§ **Task to complete**
Retype each line exactly. Skip images.

-- Begin Extracted information --

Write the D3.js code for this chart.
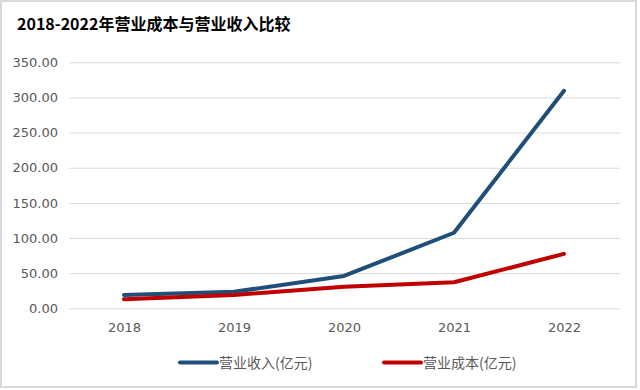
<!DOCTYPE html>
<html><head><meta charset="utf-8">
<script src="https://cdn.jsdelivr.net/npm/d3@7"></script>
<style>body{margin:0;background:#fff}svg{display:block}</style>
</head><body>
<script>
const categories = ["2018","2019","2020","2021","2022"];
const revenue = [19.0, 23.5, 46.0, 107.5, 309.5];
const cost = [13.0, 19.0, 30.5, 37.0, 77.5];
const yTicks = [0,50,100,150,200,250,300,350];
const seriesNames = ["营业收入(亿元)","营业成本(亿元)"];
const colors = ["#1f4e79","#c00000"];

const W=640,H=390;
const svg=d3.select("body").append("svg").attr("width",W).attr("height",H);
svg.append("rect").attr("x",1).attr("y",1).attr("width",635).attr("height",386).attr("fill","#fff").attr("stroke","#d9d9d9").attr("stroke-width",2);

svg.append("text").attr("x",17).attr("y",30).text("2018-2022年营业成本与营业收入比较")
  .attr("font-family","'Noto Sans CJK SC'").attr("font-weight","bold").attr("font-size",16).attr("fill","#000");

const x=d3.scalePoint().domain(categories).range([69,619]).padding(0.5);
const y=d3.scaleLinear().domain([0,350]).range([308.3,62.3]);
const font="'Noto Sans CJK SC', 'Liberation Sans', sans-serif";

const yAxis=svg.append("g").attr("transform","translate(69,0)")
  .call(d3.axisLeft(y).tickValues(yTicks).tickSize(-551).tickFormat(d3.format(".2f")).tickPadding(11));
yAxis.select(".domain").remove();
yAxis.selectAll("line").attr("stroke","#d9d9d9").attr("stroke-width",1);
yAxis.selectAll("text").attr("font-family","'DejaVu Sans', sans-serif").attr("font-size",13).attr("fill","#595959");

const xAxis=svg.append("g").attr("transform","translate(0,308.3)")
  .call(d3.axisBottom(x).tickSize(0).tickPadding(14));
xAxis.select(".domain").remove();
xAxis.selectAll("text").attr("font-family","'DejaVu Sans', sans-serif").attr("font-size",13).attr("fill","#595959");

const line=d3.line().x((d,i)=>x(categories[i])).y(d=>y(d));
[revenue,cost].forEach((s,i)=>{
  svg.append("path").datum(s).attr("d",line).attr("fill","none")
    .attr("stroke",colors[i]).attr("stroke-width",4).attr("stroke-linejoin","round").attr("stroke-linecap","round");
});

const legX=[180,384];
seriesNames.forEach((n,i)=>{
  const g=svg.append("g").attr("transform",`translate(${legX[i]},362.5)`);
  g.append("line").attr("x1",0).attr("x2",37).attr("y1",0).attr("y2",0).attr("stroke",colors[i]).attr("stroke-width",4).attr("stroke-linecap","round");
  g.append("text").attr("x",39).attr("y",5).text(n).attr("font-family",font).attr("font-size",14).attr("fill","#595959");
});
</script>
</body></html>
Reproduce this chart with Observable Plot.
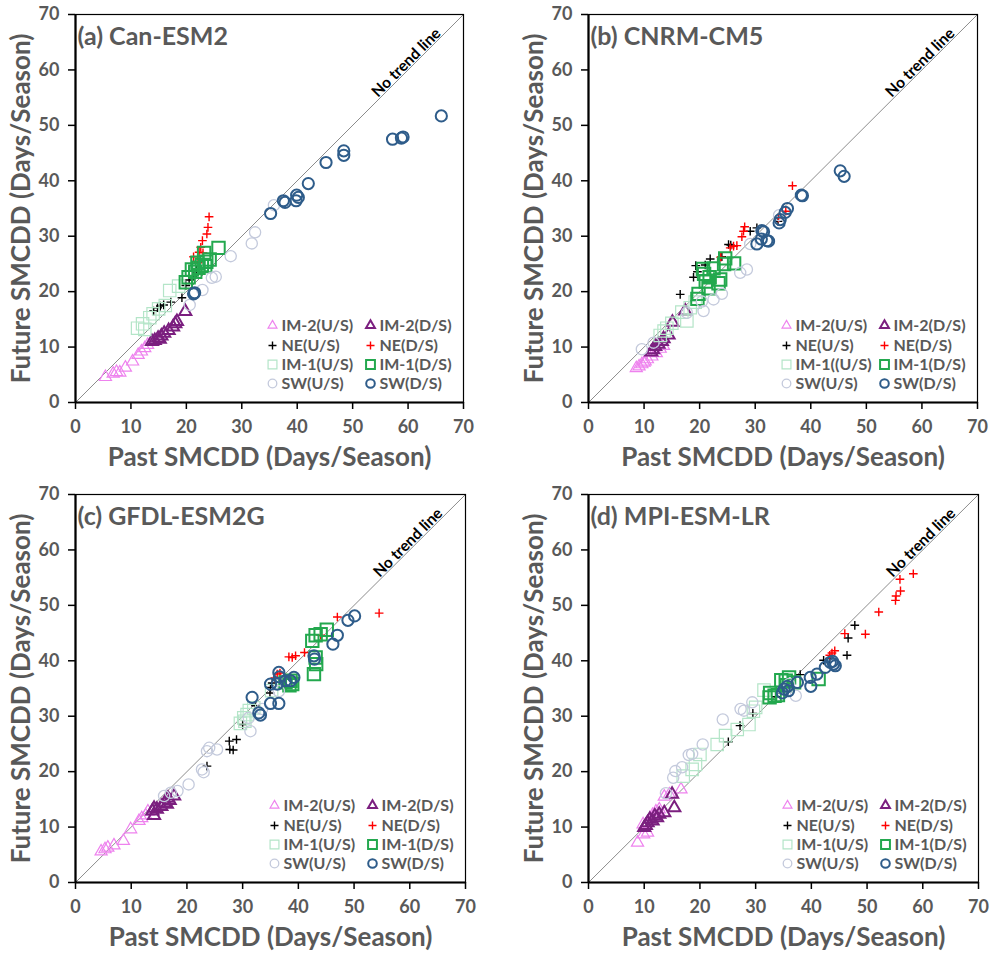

-- End Extracted information --

§ **Right answer**
Write the D3.js code for this chart.
<!DOCTYPE html>
<html><head><meta charset="utf-8">
<script src="https://cdn.jsdelivr.net/npm/d3@7"></script>
<style>body{margin:0;background:#fff}svg{display:block}</style>
</head><body>
<script>
const categories = ["2018","2019","2020","2021","2022"];
const revenue = [19.0, 23.5, 46.0, 107.5, 309.5];
const cost = [13.0, 19.0, 30.5, 37.0, 77.5];
const yTicks = [0,50,100,150,200,250,300,350];
const seriesNames = ["营业收入(亿元)","营业成本(亿元)"];
const colors = ["#1f4e79","#c00000"];

const W=640,H=390;
const svg=d3.select("body").append("svg").attr("width",W).attr("height",H);
svg.append("rect").attr("x",1).attr("y",1).attr("width",635).attr("height",386).attr("fill","#fff").attr("stroke","#d9d9d9").attr("stroke-width",2);

svg.append("text").attr("x",17).attr("y",30).text("2018-2022年营业成本与营业收入比较")
  .attr("font-family","'Noto Sans CJK SC'").attr("font-weight","bold").attr("font-size",16).attr("fill","#000");

const x=d3.scalePoint().domain(categories).range([69,619]).padding(0.5);
const y=d3.scaleLinear().domain([0,350]).range([308.3,62.3]);
const font="'Noto Sans CJK SC', 'Liberation Sans', sans-serif";

const yAxis=svg.append("g").attr("transform","translate(69,0)")
  .call(d3.axisLeft(y).tickValues(yTicks).tickSize(-551).tickFormat(d3.format(".2f")).tickPadding(11));
yAxis.select(".domain").remove();
yAxis.selectAll("line").attr("stroke","#d9d9d9").attr("stroke-width",1);
yAxis.selectAll("text").attr("font-family","'DejaVu Sans', sans-serif").attr("font-size",13).attr("fill","#595959");

const xAxis=svg.append("g").attr("transform","translate(0,308.3)")
  .call(d3.axisBottom(x).tickSize(0).tickPadding(14));
xAxis.select(".domain").remove();
xAxis.selectAll("text").attr("font-family","'DejaVu Sans', sans-serif").attr("font-size",13).attr("fill","#595959");

const line=d3.line().x((d,i)=>x(categories[i])).y(d=>y(d));
[revenue,cost].forEach((s,i)=>{
  svg.append("path").datum(s).attr("d",line).attr("fill","none")
    .attr("stroke",colors[i]).attr("stroke-width",4).attr("stroke-linejoin","round").attr("stroke-linecap","round");
});

const legX=[180,384];
seriesNames.forEach((n,i)=>{
  const g=svg.append("g").attr("transform",`translate(${legX[i]},362.5)`);
  g.append("line").attr("x1",0).attr("x2",37).attr("y1",0).attr("y2",0).attr("stroke",colors[i]).attr("stroke-width",4).attr("stroke-linecap","round");
  g.append("text").attr("x",39).attr("y",5).text(n).attr("font-family",font).attr("font-size",14).attr("fill","#595959");
});
</script>
</body></html>
Reproduce this chart with Observable Plot.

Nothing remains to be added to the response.